Among the costs was the integration of a more modern Internet infrastructure (called the New Generation Network) which is being implemented across the province, which each district paid $423,000 for the cost of installation.

Still, Cambridge said the cuts were “unfortunate.”

“It’s a difficult time, nobody likes to make cuts. The irony is that because we are a growing school district, we’re hiring more staff, but yet we’re making cuts,” he said.

As for supplementing the loss of staff for special education programs and student aides, Cambridge noted this is something that will be dealt with in time.

“We may have to add support in as it goes along if kids are really struggling, and certainly the board would be interested in restoring that kind of program in the future if they get funding,” he said.

Sooke Teachers Association president Ian Johnson called the cuts “egregious” and that the impact to non-enrolling educational staff is “intolerable.”

“In our district they have cut $816,000 of teacher staffing heading into next year,” he said. “We are already at tremendous strain, asking teachers to deliver on a promise is getting stretched.

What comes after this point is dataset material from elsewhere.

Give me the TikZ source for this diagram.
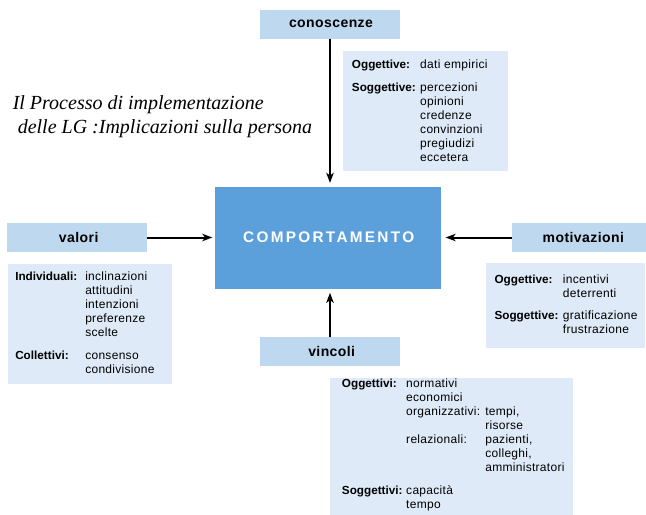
\documentclass[tikz,border=0pt]{standalone}
\usepackage{fontspec}
\usepackage{array}
\setmainfont{Liberation Serif}
\setsansfont{Liberation Sans}
\newfontfamily\detfont[LetterSpace=2.5]{Liberation Sans}
\newfontfamily\labfont{Liberation Sans}
\newfontfamily\headfont[LetterSpace=3]{Liberation Sans}
\newfontfamily\compfont[LetterSpace=15]{Liberation Sans}
\usetikzlibrary{arrows.meta}
\definecolor{headblue}{RGB}{190,216,239}
\definecolor{detblue}{RGB}{222,234,247}
\definecolor{compblue}{RGB}{91,160,219}
\newcommand{\dlab}[1]{{\labfont\bfseries\fontsize{8.8}{10.5}\selectfont #1}}
\begin{document}
\begin{tikzpicture}[x=0.75pt,y=-0.75pt,
  headbox/.style={fill=headblue, inner sep=0pt, minimum height=21.5pt},
  headtxt/.style={inner sep=0pt, font=\headfont\bfseries\fontsize{10.5}{12}\selectfont},
  detbox/.style={fill=detblue, inner sep=0pt},
  dettxt/.style={anchor=base west, inner sep=0pt, font=\detfont\fontsize{9}{10.5}\selectfont},
  titletxt/.style={anchor=base west, inner sep=0pt, font=\itshape\fontsize{15}{17}\selectfont},
  arr/.style={line width=1.5pt, -{Stealth[length=7.5pt,width=5.5pt,inset=2pt]}}
]
\useasboundingbox (0,0) rectangle (646,514);

% central box
\node[fill=compblue, inner sep=0pt, minimum width=169.5pt, minimum height=76.5pt] (comp) at (328.3,237.5) {};
\node[inner sep=0pt, text=white, font=\compfont\bfseries\fontsize{11.5}{13}\selectfont] (compt) at (328.7,237.5) {COMPORTAMENTO};

% heading boxes
\node[headbox, minimum width=105.5pt] (con) at (330,24.2) {};
\node[headtxt] (cont) at (331,24.2) {conoscenze};
\node[headbox, minimum width=104.5pt] (val) at (77,237.5) {};
\node[headtxt] (valt) at (78.7,237.5) {valori};
\node[headbox, minimum width=101pt] (mot) at (579.5,237.5) {};
\node[headtxt] (mott) at (583.3,237.5) {motivazioni};
\node[headbox, minimum width=105.5pt] (vin) at (330,351.5) {};
\node[headtxt] (vint) at (331.7,351.5) {vincoli};

% arrows
\draw[arr, shorten >=2.5pt] (con.south) -- (con.south |- comp.north);
\draw[arr, shorten >=2pt] (val.east) -- (comp.west |- val.east);
\draw[arr, shorten >=3pt] (mot.west) -- (comp.east |- mot.west);
\draw[arr, shorten >=3pt] (vin.north) -- (vin.north |- comp.south);

% title
\node[titletxt] (title1) at (12.5,109) {Il Processo di implementazione};
\node[titletxt] (title2) at (17.5,133.3) {delle LG :Implicazioni sulla persona};

% detail boxes
\node[detbox, minimum width=123.75pt, minimum height=89.6pt] (cond) at (425.7,110.8) {};
\node[detbox, minimum width=123pt, minimum height=90pt] (vald) at (90.3,324) {};
\node[detbox, minimum width=119.5pt, minimum height=63.3pt] (motd) at (565.5,305.5) {};
\node[detbox, minimum width=182.25pt, minimum height=106pt] (vind) at (451.5,449) {};

% detail texts
\node[dettxt] (cont2) at (351.7,68.3) {\begin{tabular}[t]{@{}p{51.2pt}@{}l@{}}
\dlab{Oggettive:} & dati empirici\\[6.6pt]
\dlab{Soggettive:} & percezioni\\
 & opinioni\\
 & credenze\\
 & convinzioni\\
 & pregiudizi\\
 & eccetera
\end{tabular}};

\node[dettxt] (valt2) at (15,280.7) {\begin{tabular}[t]{@{}p{52.5pt}@{}l@{}}
\dlab{Individuali:} & inclinazioni\\
 & attitudini\\
 & intenzioni\\
 & preferenze\\
 & scelte\\[6.6pt]
\dlab{Collettivi:} & consenso\\
 & condivisione
\end{tabular}};

\node[dettxt] (mott2) at (494.3,283.3) {\begin{tabular}[t]{@{}p{51.3pt}@{}l@{}}
\dlab{Oggettive:} & incentivi\\
 & deterrenti\\[5.8pt]
\dlab{Soggettive:} & gratificazione\\
 & frustrazione
\end{tabular}};

\node[dettxt] (vint2) at (341.7,387.7) {\begin{tabular}[t]{@{}p{48.2pt}@{}p{59.3pt}@{}l@{}}
\dlab{Oggettivi:} & normativi & \\
 & economici & \\
 & organizzativi: & tempi,\\
 & & risorse\\
 & relazionali: & pazienti,\\
 & & colleghi,\\
 & & amministratori\\[6.3pt]
\dlab{Soggettivi:} & capacità & \\
 & tempo &
\end{tabular}};
\end{tikzpicture}
\end{document}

We cannot do the job we are being asked to do.”

Johnson said the cuts just add more pressure on the existing system, regardless of 12 more teachers joining the fold, creating a “health and wellness issue.”

“It’s a health and wellness issue for our students, who are not getting the services they need to be successful in school, it’s the stress and anxiety the teachers feel when they can’t do the job they’re asking to do,” he said, adding that by cutting into services that help students succeed, that added stress will spill into the classrooms.

“Those stresses, those strains, those challenges are borne by kids who now we can’t help because we don’t even have the non-enrolling specialists who provide that kind of support.”

The Sooke School District is the fastest-growing school district in the province, with an operating budget of $94,775,109.